De nadere uitwerking en afspraken over de duurzame inzetbaarheidsplannen komen tot stand in samenspraak met de decanen en directeuren van diensten.
3. Studiekosten De inzet van middelen voor studie en opleiding moet naar het oordeel van de leidinggevende doelmatig en noodzakelijk voor het te bereiken doel zijn. Doelmatig betekent dat bij het kiezen van een studie of een opleidingsinstituut een afweging wordt gemaakt van kosten en baten in tijd en geld ten opzichte van alternatieven. Studiekosten kunnen onder andere zijn: lesgelden, examengelden, inschrijfgelden voor het volgen van de lessen en/of het afleggen van examens, verplicht voorgeschreven publicaties, reis- en verblijfkosten. De reis- en verblijfkosten die voor vergoeding in aanmerking komen worden vastgesteld op de voet van het bepaalde in de regeling Kostenvergoeding inzake dienstreizen.
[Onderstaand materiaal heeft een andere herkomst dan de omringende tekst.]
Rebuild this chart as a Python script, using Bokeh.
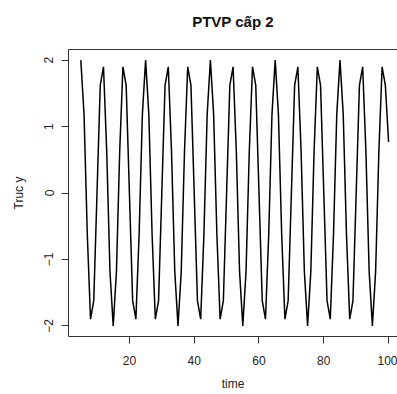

4. Commissie duurzame inzetbaarheid De regeling voorziet in een commissie duurzame inzetbaarheid die uitspraken kan doen over geschillen over de toekenning van aanvragen voor studiefaciliteiten. De commissie bestaat uit drie leden. De samenstelling van de onafhankelijke commissie zal in overeenstemming geschieden door het College van Bestuur en de vertegenwoordiging van de werknemersorganisaties. Voor de commissie zal een reglement worden opgesteld. Als een werknemer zich wendt tot de commissie duurzame inzetbaarheid zoals bedoeld in artikel 8, leidt dit niet tot een opschorting van de bezwaartermijn (Awb).